How long until you tell us the use.

Mauro
in Austin


----------



## tmuir (Jul 15, 2009)

tornitore45  said:
			
		

> OK it looks like a handy specialized fixture to hold small parts. Or I am I way off?
> How long until you tell us the use.
> 
> Mauro
> in Austin



Pretty much as you say.
I will be using it in the next week or so and when I do will take a picture of it in use.


----------



## Cedge (Jul 15, 2009)

Tony
Beautiful work!! Yours is one of the nice ones I've seen. I've had a Finger plate on my to do list for a long time now, but the engines keep getting in the way...(grin).

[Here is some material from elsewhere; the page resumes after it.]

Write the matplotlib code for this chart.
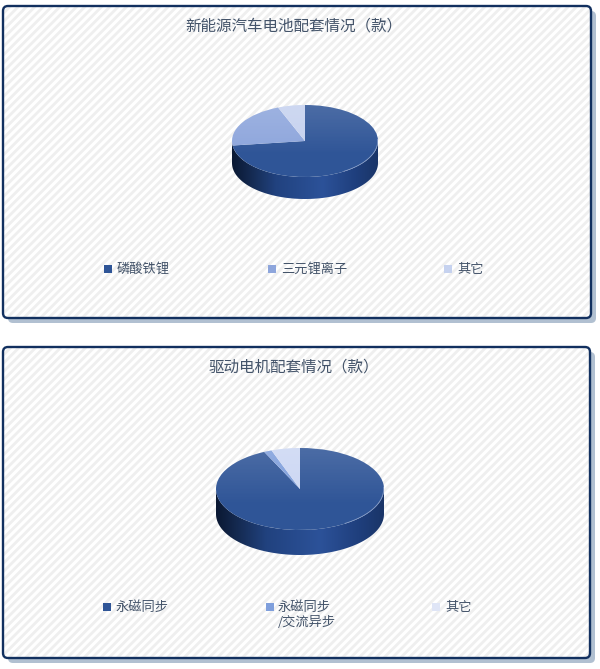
import numpy as np
import matplotlib
matplotlib.use('Agg')
import matplotlib.pyplot as plt
from matplotlib.colors import LinearSegmentedColormap
from matplotlib.patches import FancyBboxPatch, Ellipse, Polygon, Rectangle

plt.rcParams['font.family'] = ['Noto Sans CJK SC', 'DejaVu Sans']
plt.rcParams['hatch.linewidth'] = 2.0

# data
battery_title = '新能源汽车电池配套情况（款）'
battery_labels = ['磷酸铁锂', '三元锂离子', '其它']
battery_values = [73, 21, 6]
motor_title = '驱动电机配套情况（款）'
motor_labels = ['永磁同步', '永磁同步\n/交流异步', '其它']
motor_values = [93, 1.5, 5.5]

W, H = 600, 669
fig = plt.figure(figsize=(W / 100, H / 100), dpi=100)
bg = fig.add_axes([0, 0, 1, 1])
bg.set_xlim(0, W)
bg.set_ylim(H, 0)
bg.axis('off')

wall_cmap = LinearSegmentedColormap.from_list('wall', [
    (0, '#0a1832'), (0.12, '#14294f'), (0.3, '#21427f'), (0.62, '#2c5299'),
    (0.85, '#1f3f7d'), (1, '#1a3568')])
sheen = np.zeros((100, 2, 4))
sheen[:, :, :3] = 1
sheen[:, :, 3] = np.clip(np.linspace(0.14, -0.06, 100), 0, 1)[:, None]


def panel(x0, y0, x1, y1):
    box = dict(boxstyle='round,pad=0,rounding_size=5')
    bg.add_patch(FancyBboxPatch((x0 + 5, y0 + 5), x1 - x0, y1 - y0, fc='#b1c0d1', ec='none', zorder=1, **box))
    # the hatch takes the edge colour, the real border goes on top
    bg.add_patch(FancyBboxPatch((x0, y0), x1 - x0, y1 - y0, fc='white', ec='#efefef', lw=0, hatch='////', zorder=2, **box))
    bg.add_patch(FancyBboxPatch((x0, y0), x1 - x0, y1 - y0, fc='none', ec='#12305f', lw=1.7, zorder=3, **box))


def pie3d(values, colors, cx, cy, rx, ry, depth):
    # side wall
    t = np.linspace(0, np.pi, 120)
    xs = cx + rx * np.cos(t)
    ys = cy + ry * np.sin(t)
    pts = np.r_[np.c_[xs, ys + depth], np.c_[xs[::-1], ys[::-1]]]
    im = bg.imshow(np.linspace(0, 1, 256)[None, :], cmap=wall_cmap, aspect='auto',
                   extent=(cx - rx, cx + rx, cy + ry + depth, cy), zorder=4)
    im.set_clip_path(Polygon(pts, transform=bg.transData))
    bg.set_xlim(0, W)
    bg.set_ylim(H, 0)

    # top face
    ax = fig.add_axes([(cx - rx) / W, 1 - (cy + ry) / H, 2 * rx / W, 2 * ry / H])
    ax.pie(values, colors=colors, startangle=90, counterclock=False, radius=1)
    ax.set_aspect('auto')
    ax.patch.set_alpha(0)
    top = ax.imshow(sheen, extent=(-1, 1, -1, 1), aspect='auto', zorder=5)
    top.set_clip_path(Ellipse((0, 0), 2, 2, transform=ax.transData))
    ax.set_xlim(-1, 1)
    ax.set_ylim(-1, 1)
    # light rim on the lower right
    a = np.linspace(-1.0, 0.05, 60)
    ax.plot(0.995 * np.cos(a), 0.995 * np.sin(a), color='#8ea3cb', lw=0.5, zorder=6, clip_on=False)


def legend(labels, colors, marks, texts, y):
    for lab, c, m, tx in zip(labels, colors, marks, texts):
        bg.add_patch(Rectangle((m, y - 4), 8, 8, fc=c, ec='none', zorder=5))
        bg.text(tx, y - 6, lab, fontsize=9.5, color='#44546a', ha='left', va='top',
                linespacing=1.2, zorder=5)


panel(3, 6, 591, 318)
panel(3, 347, 590, 658)

bg.text(294, 26, battery_title, fontsize=11.2, color='#44546a', ha='center', va='center', zorder=5)
bg.text(294, 367, motor_title, fontsize=11.2, color='#44546a', ha='center', va='center', zorder=5)

pie3d(battery_values, ['#2f5597', '#8ea6dc', '#c6d2ef'], 305, 141, 73, 36, 22)
pie3d(motor_values, ['#2f5597', '#7f9fdc', '#ccd7f3'], 300, 489, 84, 41, 25)

legend(battery_labels, ['#2f5597', '#8ea6dc', '#c6d2ef'], [104, 268, 444], [117, 281, 457], 269)
legend(motor_labels, ['#2f5597', '#7f9fdc', '#dfe5f6'], [103, 266, 432], [116, 278, 445], 607)

fig.savefig('out.png', dpi=100)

Nice to see the rapid progress you're making with the learning curve.

Steve


----------



## tmuir (Jul 27, 2009)

AlanHaisley  said:
			
		

> ??? ??? ???
> 
> I've read a bit about clockmaking but for the life of me have no idea what this clamp? fixture? ??? is for.
> 
> Alan



Here is one use for it.
I finally got a chance to play with it.
It is holding some brass bar for cross drilling and then tapping.












Not the best set up for tapping but it will do until I make a new tap holder.
Its a short length of silver steel with a point machined on it to hold the T bar upright.


----------